Saturday, October 25, 2014

How Old is that Young Adult?

Two nights ago Gaston the dog woke me up at 12:15 a.m. I let him outside. I didn’t feel like going back to sleep, so I grabbed a book from the teetering stack next to my bed and started reading.

The book was Girl, 15, Charming but Insane, by Sue Limb. The title is perfect. It’s about a 15-year-old girl dealing with being a 15-year-old girl, a not insignificant undertaking. By the time the dog returned from his midnight adventure, I was hooked.

Shortly before 4:00 a.m. I finished the book and set it down, thinking, When was the last time I read a book about a teenager being a teenager?

It had been a while. I read a fair amount of “young adult” fiction—books written for a teen audience, usually featuring a teenage protagonist. Very few of those books are about being a teenager. They are about being an adult.

In Girl, 15, the main character, Jess Jordan, acts and thinks like a 15-year-old. She tells unnecessary lies, blurts inconvenient truths, performs spontaneous self-destructive acts, and caroms from one emotional extreme to another. She is charming and maddening, stupid and smart, silly and profound, cruel and kind. I found her altogether refreshing. She reminded me of Holden Caulfield.

If The Catcher in the Rye were published for the first time today, it would not be well-received. The writing would be noticed and admired, certainly, but Holden’s character would be deemed unacceptable. Holden thinks like a teenager, he acts like a teenager, and if we could see him, he would certainly look like a teenager. Just check out the current customer reviews on Amazon. Today, Holden is perceived as too immature, too self-absorbed, too whiny, too irresponsible, too…too flat out irritating. Today, we want our YA protagonists to act like grownups.

For example, Katniss Everdeen is a compelling and engaging character who serves The Hunger Games beautifully, but she does not for one moment think or act like a teenager. The characters in Elizabeth Wein’s excellent thriller Code Name Verity hardly even pretend to be teens. In Jasper Fforde’s entertaining YA “Dragonslayer” series, 15-year-old Jennifer Strange acts like a 40-something man. John Green’s characters are always well-drawn, intelligent, and likeable, and they wrestle with issues important to teens—but they think and act more like twenty-somethings.*

In part, this is because most of today’s YA fiction is about adolescents who, faced with adult-size challenges, are forced (or choose) to put on adult-size armor, and deal. This is what YA readers want. As our 15, 16, or 17-year-old protagonists face their antagonists, we want them to make grownup decisions, and we want those adult strategies to prevail. We find this reassuring, inspirational, and sometimes instructive. Such characters act the way we (both adults and teens) think teens should act. They are our avatars.

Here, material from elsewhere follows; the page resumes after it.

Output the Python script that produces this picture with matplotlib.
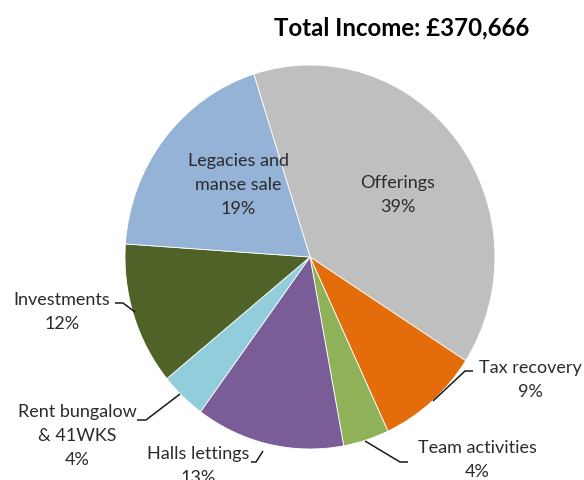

In real life, teenagers are children learning how to pretend to be adults. Eventually they will forget they are pretending, and the label “adult” will become them. In the meantime, they are highly intelligent creatures struggling with real and important issues which they sometimes deal with by using mature, adult-style strategies (Yay!), and sometimes by employing foot-stomping temper tantrums, self-destructive skateboard stunts, or armpit farts (Boo!)

I still wasn’t sleepy after finishing Girl, 15, so I got on the internet and looked up Sue Limb. Turns out she’s written lots of books, several of them featuring Jess Jordan at ages 15, 16, and 17. I was mildly surprised to see that they’re marketed as “middle grade” books, for ages ten and up. It shouldn’t have surprised me. Fifth and sixth graders want to know what it means to be a teenager. Teens have their radar dialed in on “adult.”

I downloaded the next book in the Jess Jordan series. I read it last night.


* In this sense, The Fault in Our Stars film adaptation was perfectly cast.